Below is a block of data; give all of it again word for word.

──────────────────────────────

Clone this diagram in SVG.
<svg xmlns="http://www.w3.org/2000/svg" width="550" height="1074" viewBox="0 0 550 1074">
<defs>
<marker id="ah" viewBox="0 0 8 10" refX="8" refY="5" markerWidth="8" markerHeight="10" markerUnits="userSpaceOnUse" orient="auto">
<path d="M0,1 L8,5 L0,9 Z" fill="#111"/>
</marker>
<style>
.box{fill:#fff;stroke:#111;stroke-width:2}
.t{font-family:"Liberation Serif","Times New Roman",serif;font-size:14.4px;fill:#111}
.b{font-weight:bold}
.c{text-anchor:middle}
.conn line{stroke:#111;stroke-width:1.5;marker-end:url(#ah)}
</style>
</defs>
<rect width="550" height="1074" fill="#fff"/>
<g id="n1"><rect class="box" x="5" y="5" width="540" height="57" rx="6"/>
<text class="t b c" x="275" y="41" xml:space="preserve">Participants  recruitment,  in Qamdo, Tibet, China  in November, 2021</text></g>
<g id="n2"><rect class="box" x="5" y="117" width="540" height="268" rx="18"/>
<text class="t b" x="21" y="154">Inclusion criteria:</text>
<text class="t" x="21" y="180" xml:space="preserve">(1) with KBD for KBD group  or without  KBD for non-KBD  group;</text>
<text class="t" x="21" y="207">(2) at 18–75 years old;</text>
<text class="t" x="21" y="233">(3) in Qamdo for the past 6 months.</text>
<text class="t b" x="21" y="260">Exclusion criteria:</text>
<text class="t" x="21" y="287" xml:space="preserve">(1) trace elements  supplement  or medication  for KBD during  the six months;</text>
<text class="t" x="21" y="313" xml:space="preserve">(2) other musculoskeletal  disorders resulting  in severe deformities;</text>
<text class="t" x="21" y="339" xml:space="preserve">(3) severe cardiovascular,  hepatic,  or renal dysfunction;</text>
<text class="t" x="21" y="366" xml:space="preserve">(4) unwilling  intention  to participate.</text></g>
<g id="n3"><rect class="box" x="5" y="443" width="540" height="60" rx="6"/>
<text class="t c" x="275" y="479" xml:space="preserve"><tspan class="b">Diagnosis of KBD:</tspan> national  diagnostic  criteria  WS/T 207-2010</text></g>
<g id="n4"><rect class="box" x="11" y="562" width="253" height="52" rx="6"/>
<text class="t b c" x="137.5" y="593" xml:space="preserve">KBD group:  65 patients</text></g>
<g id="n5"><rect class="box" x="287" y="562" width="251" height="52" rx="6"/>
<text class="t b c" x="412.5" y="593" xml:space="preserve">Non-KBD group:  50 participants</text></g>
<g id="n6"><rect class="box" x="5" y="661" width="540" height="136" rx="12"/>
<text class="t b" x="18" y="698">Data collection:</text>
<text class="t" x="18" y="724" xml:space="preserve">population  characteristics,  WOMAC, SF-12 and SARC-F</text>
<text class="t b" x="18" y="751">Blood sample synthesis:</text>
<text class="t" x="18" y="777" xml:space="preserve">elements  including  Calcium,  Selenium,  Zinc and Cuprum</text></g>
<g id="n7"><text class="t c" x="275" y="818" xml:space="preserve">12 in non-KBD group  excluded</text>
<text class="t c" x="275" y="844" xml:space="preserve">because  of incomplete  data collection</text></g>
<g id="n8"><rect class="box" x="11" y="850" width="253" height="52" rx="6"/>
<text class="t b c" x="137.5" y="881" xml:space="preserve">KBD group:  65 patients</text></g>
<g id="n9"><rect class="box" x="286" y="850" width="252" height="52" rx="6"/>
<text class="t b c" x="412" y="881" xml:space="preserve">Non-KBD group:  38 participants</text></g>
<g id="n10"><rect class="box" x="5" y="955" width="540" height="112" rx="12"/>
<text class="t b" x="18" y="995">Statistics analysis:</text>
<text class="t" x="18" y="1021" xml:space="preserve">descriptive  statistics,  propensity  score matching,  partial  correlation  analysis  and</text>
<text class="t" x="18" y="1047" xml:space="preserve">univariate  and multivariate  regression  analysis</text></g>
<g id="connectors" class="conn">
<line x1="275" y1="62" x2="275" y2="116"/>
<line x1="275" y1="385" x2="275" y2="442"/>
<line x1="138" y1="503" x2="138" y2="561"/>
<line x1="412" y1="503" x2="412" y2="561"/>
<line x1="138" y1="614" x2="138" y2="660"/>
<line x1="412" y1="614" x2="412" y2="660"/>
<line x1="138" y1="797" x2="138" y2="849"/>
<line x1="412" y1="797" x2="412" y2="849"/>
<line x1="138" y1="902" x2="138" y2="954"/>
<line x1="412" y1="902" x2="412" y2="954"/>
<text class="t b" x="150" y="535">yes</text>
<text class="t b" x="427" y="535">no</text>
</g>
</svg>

──────────────────────────────

- RESULT OF THE EXERCISE:
Clone this diagram in SVG.
<svg xmlns="http://www.w3.org/2000/svg" width="550" height="1074" viewBox="0 0 550 1074">
<defs>
<marker id="ah" viewBox="0 0 8 10" refX="8" refY="5" markerWidth="8" markerHeight="10" markerUnits="userSpaceOnUse" orient="auto">
<path d="M0,1 L8,5 L0,9 Z" fill="#111"/>
</marker>
<style>
.box{fill:#fff;stroke:#111;stroke-width:2}
.t{font-family:"Liberation Serif","Times New Roman",serif;font-size:14.4px;fill:#111}
.b{font-weight:bold}
.c{text-anchor:middle}
.conn line{stroke:#111;stroke-width:1.5;marker-end:url(#ah)}
</style>
</defs>
<rect width="550" height="1074" fill="#fff"/>
<g id="n1"><rect class="box" x="5" y="5" width="540" height="57" rx="6"/>
<text class="t b c" x="275" y="41" xml:space="preserve">Participants  recruitment,  in Qamdo, Tibet, China  in November, 2021</text></g>
<g id="n2"><rect class="box" x="5" y="117" width="540" height="268" rx="18"/>
<text class="t b" x="21" y="154">Inclusion criteria:</text>
<text class="t" x="21" y="180" xml:space="preserve">(1) with KBD for KBD group  or without  KBD for non-KBD  group;</text>
<text class="t" x="21" y="207">(2) at 18–75 years old;</text>
<text class="t" x="21" y="233">(3) in Qamdo for the past 6 months.</text>
<text class="t b" x="21" y="260">Exclusion criteria:</text>
<text class="t" x="21" y="287" xml:space="preserve">(1) trace elements  supplement  or medication  for KBD during  the six months;</text>
<text class="t" x="21" y="313" xml:space="preserve">(2) other musculoskeletal  disorders resulting  in severe deformities;</text>
<text class="t" x="21" y="339" xml:space="preserve">(3) severe cardiovascular,  hepatic,  or renal dysfunction;</text>
<text class="t" x="21" y="366" xml:space="preserve">(4) unwilling  intention  to participate.</text></g>
<g id="n3"><rect class="box" x="5" y="443" width="540" height="60" rx="6"/>
<text class="t c" x="275" y="479" xml:space="preserve"><tspan class="b">Diagnosis of KBD:</tspan> national  diagnostic  criteria  WS/T 207-2010</text></g>
<g id="n4"><rect class="box" x="11" y="562" width="253" height="52" rx="6"/>
<text class="t b c" x="137.5" y="593" xml:space="preserve">KBD group:  65 patients</text></g>
<g id="n5"><rect class="box" x="287" y="562" width="251" height="52" rx="6"/>
<text class="t b c" x="412.5" y="593" xml:space="preserve">Non-KBD group:  50 participants</text></g>
<g id="n6"><rect class="box" x="5" y="661" width="540" height="136" rx="12"/>
<text class="t b" x="18" y="698">Data collection:</text>
<text class="t" x="18" y="724" xml:space="preserve">population  characteristics,  WOMAC, SF-12 and SARC-F</text>
<text class="t b" x="18" y="751">Blood sample synthesis:</text>
<text class="t" x="18" y="777" xml:space="preserve">elements  including  Calcium,  Selenium,  Zinc and Cuprum</text></g>
<g id="n7"><text class="t c" x="275" y="818" xml:space="preserve">12 in non-KBD group  excluded</text>
<text class="t c" x="275" y="844" xml:space="preserve">because  of incomplete  data collection</text></g>
<g id="n8"><rect class="box" x="11" y="850" width="253" height="52" rx="6"/>
<text class="t b c" x="137.5" y="881" xml:space="preserve">KBD group:  65 patients</text></g>
<g id="n9"><rect class="box" x="286" y="850" width="252" height="52" rx="6"/>
<text class="t b c" x="412" y="881" xml:space="preserve">Non-KBD group:  38 participants</text></g>
<g id="n10"><rect class="box" x="5" y="955" width="540" height="112" rx="12"/>
<text class="t b" x="18" y="995">Statistics analysis:</text>
<text class="t" x="18" y="1021" xml:space="preserve">descriptive  statistics,  propensity  score matching,  partial  correlation  analysis  and</text>
<text class="t" x="18" y="1047" xml:space="preserve">univariate  and multivariate  regression  analysis</text></g>
<g id="connectors" class="conn">
<line x1="275" y1="62" x2="275" y2="116"/>
<line x1="275" y1="385" x2="275" y2="442"/>
<line x1="138" y1="503" x2="138" y2="561"/>
<line x1="412" y1="503" x2="412" y2="561"/>
<line x1="138" y1="614" x2="138" y2="660"/>
<line x1="412" y1="614" x2="412" y2="660"/>
<line x1="138" y1="797" x2="138" y2="849"/>
<line x1="412" y1="797" x2="412" y2="849"/>
<line x1="138" y1="902" x2="138" y2="954"/>
<line x1="412" y1="902" x2="412" y2="954"/>
<text class="t b" x="150" y="535">yes</text>
<text class="t b" x="427" y="535">no</text>
</g>
</svg>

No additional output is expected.